# What is expected
Reproduce all the lines below exactly and omit the images.

# Available data
---------------

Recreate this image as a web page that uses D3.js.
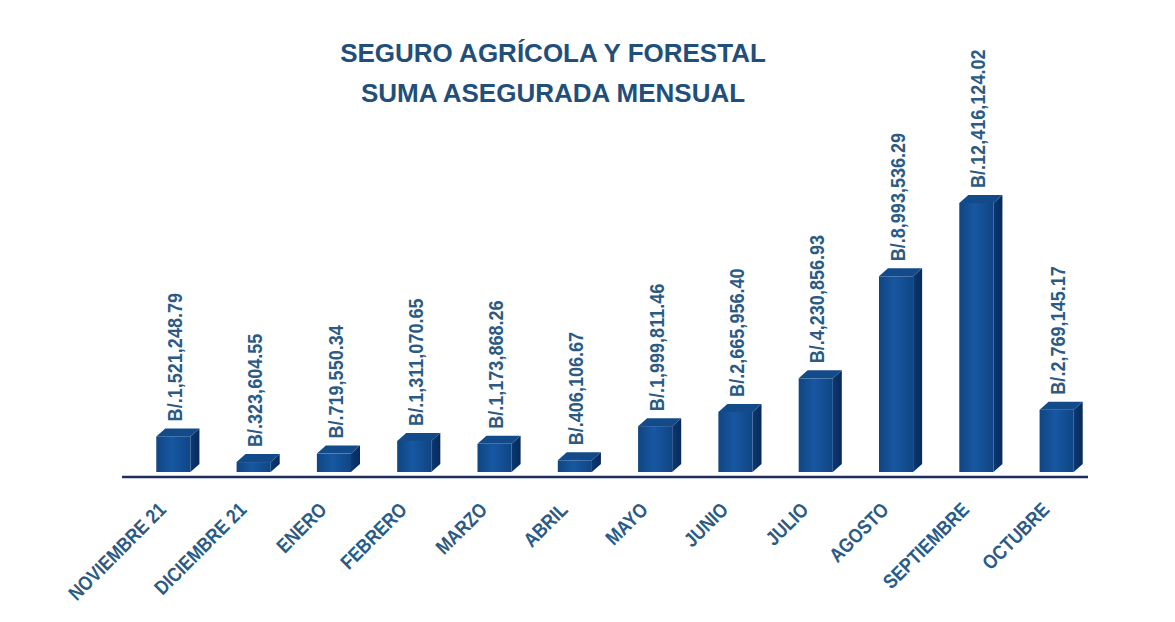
<!DOCTYPE html>
<html>
<head>
<meta charset="utf-8">
<script src="https://cdnjs.cloudflare.com/ajax/libs/d3/7.8.5/d3.min.js"></script>
<style>
  body { margin: 0; background: #fff; }
  svg { display: block; }
</style>
</head>
<body>
<svg class="figure" width="1175" height="622"></svg>
<script>
var months = ["NOVIEMBRE 21", "DICIEMBRE 21", "ENERO", "FEBRERO", "MARZO", "ABRIL",
  "MAYO", "JUNIO", "JULIO", "AGOSTO", "SEPTIEMBRE", "OCTUBRE"];
var amounts = [1521248.79, 323604.55, 719550.34, 1311070.65, 1173868.26, 406106.67,
  1999811.46, 2665956.40, 4230856.93, 8993536.29, 12416124.02, 2769145.17];
var amountLabels = ["B/.1,521,248.79", "B/.323,604.55", "B/.719,550.34", "B/.1,311,070.65",
  "B/.1,173,868.26", "B/.406,106.67", "B/.1,999,811.46", "B/.2,665,956.40",
  "B/.4,230,856.93", "B/.8,993,536.29", "B/.12,416,124.02", "B/.2,769,145.17"];
var titleLines = ["SEGURO AGRÍCOLA Y FORESTAL", "SUMA ASEGURADA MENSUAL"];

var svg = d3.select("svg.figure");
var baseY = 472;
var depthX = 9, depthY = 8;
var labelFont = "'Liberation Sans', Arial, sans-serif";

var x = d3.scaleBand()
  .domain(months)
  .range([133, 1097])
  .paddingInner(0.575)
  .paddingOuter(0.29);

var y = d3.scaleLinear()
  .domain([0, 12416124.02])
  .range([469, 203]);

// gradients
var defs = svg.append("defs");
var front = defs.append("linearGradient").attr("id", "front");
front.append("stop").attr("offset", "0%").attr("stop-color", "#104580");
front.append("stop").attr("offset", "45%").attr("stop-color", "#1757a2");
front.append("stop").attr("offset", "100%").attr("stop-color", "#0f4585");
var side = defs.append("linearGradient").attr("id", "side");
side.append("stop").attr("offset", "0%").attr("stop-color", "#0c3872");
side.append("stop").attr("offset", "100%").attr("stop-color", "#082a5a");

// title
svg.selectAll("text.title")
  .data(titleLines)
  .enter()
  .append("text")
  .attr("class", "title")
  .attr("x", 553)
  .attr("y", function(d, i) { return 62 + i * 40; })
  .attr("text-anchor", "middle")
  .attr("font-family", "'Liberation Sans', Arial, sans-serif")
  .attr("font-weight", "bold")
  .attr("font-size", 26)
  .attr("fill", "#1f4f7a")
  .text(function(d) { return d; });

// bars
var bars = svg.selectAll("g.bar")
  .data(amounts)
  .enter()
  .append("g")
  .attr("class", "bar");

bars.append("path")
  .attr("fill", "url(#side)")
  .attr("d", function(d, i) {
    var x1 = x(months[i]) + x.bandwidth(), t = y(d);
    return "M" + x1 + "," + baseY + "L" + x1 + "," + t +
      "L" + (x1 + depthX) + "," + (t - depthY) +
      "L" + (x1 + depthX) + "," + (baseY - depthY) + "Z";
  });

bars.append("path")
  .attr("fill", "#134a8a")
  .attr("d", function(d, i) {
    var x0 = x(months[i]), x1 = x0 + x.bandwidth(), t = y(d);
    return "M" + x0 + "," + t + "L" + (x0 + depthX) + "," + (t - depthY) +
      "L" + (x1 + depthX) + "," + (t - depthY) + "L" + x1 + "," + t + "Z";
  });

bars.append("rect")
  .attr("fill", "url(#front)")
  .attr("x", function(d, i) { return x(months[i]); })
  .attr("y", function(d) { return y(d); })
  .attr("width", x.bandwidth())
  .attr("height", function(d) { return baseY - y(d); });

// value labels (narrowed along the text direction)
svg.selectAll("text.value")
  .data(amounts)
  .enter()
  .append("text")
  .attr("class", "value")
  .attr("transform", function(d, i) {
    var cx = x(months[i]) + x.bandwidth() / 2 + 1;
    var cy = y(d) - depthY - 7;
    return "translate(" + cx + "," + cy + ") rotate(-90) scale(0.86,1)";
  })
  .attr("dy", "0.36em")
  .attr("font-family", labelFont)
  .attr("font-weight", "bold")
  .attr("font-size", 21)
  .attr("fill", "#2b5b85")
  .text(function(d, i) { return amountLabels[i]; });

// axis line
svg.append("line")
  .attr("x1", 122)
  .attr("x2", 1088)
  .attr("y1", 477)
  .attr("y2", 477)
  .attr("stroke", "#1c2f5c")
  .attr("stroke-width", 2.5);

// category labels
svg.selectAll("text.month")
  .data(months)
  .enter()
  .append("text")
  .attr("class", "month")
  .attr("transform", function(d) {
    var cx = x(d) + x.bandwidth() / 2 - 6;
    return "translate(" + cx + ",511) rotate(-45) scale(0.86,1)";
  })
  .attr("text-anchor", "end")
  .attr("font-family", labelFont)
  .attr("font-weight", "bold")
  .attr("font-size", 20)
  .attr("fill", "#2b5b85")
  .text(function(d) { return d; });
</script>
</body>
</html>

---------------

# Answer to the task
Recreate this image as a web page that uses D3.js.
<!DOCTYPE html>
<html>
<head>
<meta charset="utf-8">
<script src="https://cdnjs.cloudflare.com/ajax/libs/d3/7.8.5/d3.min.js"></script>
<style>
  body { margin: 0; background: #fff; }
  svg { display: block; }
</style>
</head>
<body>
<svg class="figure" width="1175" height="622"></svg>
<script>
var months = ["NOVIEMBRE 21", "DICIEMBRE 21", "ENERO", "FEBRERO", "MARZO", "ABRIL",
  "MAYO", "JUNIO", "JULIO", "AGOSTO", "SEPTIEMBRE", "OCTUBRE"];
var amounts = [1521248.79, 323604.55, 719550.34, 1311070.65, 1173868.26, 406106.67,
  1999811.46, 2665956.40, 4230856.93, 8993536.29, 12416124.02, 2769145.17];
var amountLabels = ["B/.1,521,248.79", "B/.323,604.55", "B/.719,550.34", "B/.1,311,070.65",
  "B/.1,173,868.26", "B/.406,106.67", "B/.1,999,811.46", "B/.2,665,956.40",
  "B/.4,230,856.93", "B/.8,993,536.29", "B/.12,416,124.02", "B/.2,769,145.17"];
var titleLines = ["SEGURO AGRÍCOLA Y FORESTAL", "SUMA ASEGURADA MENSUAL"];

var svg = d3.select("svg.figure");
var baseY = 472;
var depthX = 9, depthY = 8;
var labelFont = "'Liberation Sans', Arial, sans-serif";

var x = d3.scaleBand()
  .domain(months)
  .range([133, 1097])
  .paddingInner(0.575)
  .paddingOuter(0.29);

var y = d3.scaleLinear()
  .domain([0, 12416124.02])
  .range([469, 203]);

// gradients
var defs = svg.append("defs");
var front = defs.append("linearGradient").attr("id", "front");
front.append("stop").attr("offset", "0%").attr("stop-color", "#104580");
front.append("stop").attr("offset", "45%").attr("stop-color", "#1757a2");
front.append("stop").attr("offset", "100%").attr("stop-color", "#0f4585");
var side = defs.append("linearGradient").attr("id", "side");
side.append("stop").attr("offset", "0%").attr("stop-color", "#0c3872");
side.append("stop").attr("offset", "100%").attr("stop-color", "#082a5a");

// title
svg.selectAll("text.title")
  .data(titleLines)
  .enter()
  .append("text")
  .attr("class", "title")
  .attr("x", 553)
  .attr("y", function(d, i) { return 62 + i * 40; })
  .attr("text-anchor", "middle")
  .attr("font-family", "'Liberation Sans', Arial, sans-serif")
  .attr("font-weight", "bold")
  .attr("font-size", 26)
  .attr("fill", "#1f4f7a")
  .text(function(d) { return d; });

// bars
var bars = svg.selectAll("g.bar")
  .data(amounts)
  .enter()
  .append("g")
  .attr("class", "bar");

bars.append("path")
  .attr("fill", "url(#side)")
  .attr("d", function(d, i) {
    var x1 = x(months[i]) + x.bandwidth(), t = y(d);
    return "M" + x1 + "," + baseY + "L" + x1 + "," + t +
      "L" + (x1 + depthX) + "," + (t - depthY) +
      "L" + (x1 + depthX) + "," + (baseY - depthY) + "Z";
  });

bars.append("path")
  .attr("fill", "#134a8a")
  .attr("d", function(d, i) {
    var x0 = x(months[i]), x1 = x0 + x.bandwidth(), t = y(d);
    return "M" + x0 + "," + t + "L" + (x0 + depthX) + "," + (t - depthY) +
      "L" + (x1 + depthX) + "," + (t - depthY) + "L" + x1 + "," + t + "Z";
  });

bars.append("rect")
  .attr("fill", "url(#front)")
  .attr("x", function(d, i) { return x(months[i]); })
  .attr("y", function(d) { return y(d); })
  .attr("width", x.bandwidth())
  .attr("height", function(d) { return baseY - y(d); });

// value labels (narrowed along the text direction)
svg.selectAll("text.value")
  .data(amounts)
  .enter()
  .append("text")
  .attr("class", "value")
  .attr("transform", function(d, i) {
    var cx = x(months[i]) + x.bandwidth() / 2 + 1;
    var cy = y(d) - depthY - 7;
    return "translate(" + cx + "," + cy + ") rotate(-90) scale(0.86,1)";
  })
  .attr("dy", "0.36em")
  .attr("font-family", labelFont)
  .attr("font-weight", "bold")
  .attr("font-size", 21)
  .attr("fill", "#2b5b85")
  .text(function(d, i) { return amountLabels[i]; });

// axis line
svg.append("line")
  .attr("x1", 122)
  .attr("x2", 1088)
  .attr("y1", 477)
  .attr("y2", 477)
  .attr("stroke", "#1c2f5c")
  .attr("stroke-width", 2.5);

// category labels
svg.selectAll("text.month")
  .data(months)
  .enter()
  .append("text")
  .attr("class", "month")
  .attr("transform", function(d) {
    var cx = x(d) + x.bandwidth() / 2 - 6;
    return "translate(" + cx + ",511) rotate(-45) scale(0.86,1)";
  })
  .attr("text-anchor", "end")
  .attr("font-family", labelFont)
  .attr("font-weight", "bold")
  .attr("font-size", 20)
  .attr("fill", "#2b5b85")
  .text(function(d) { return d; });
</script>
</body>
</html>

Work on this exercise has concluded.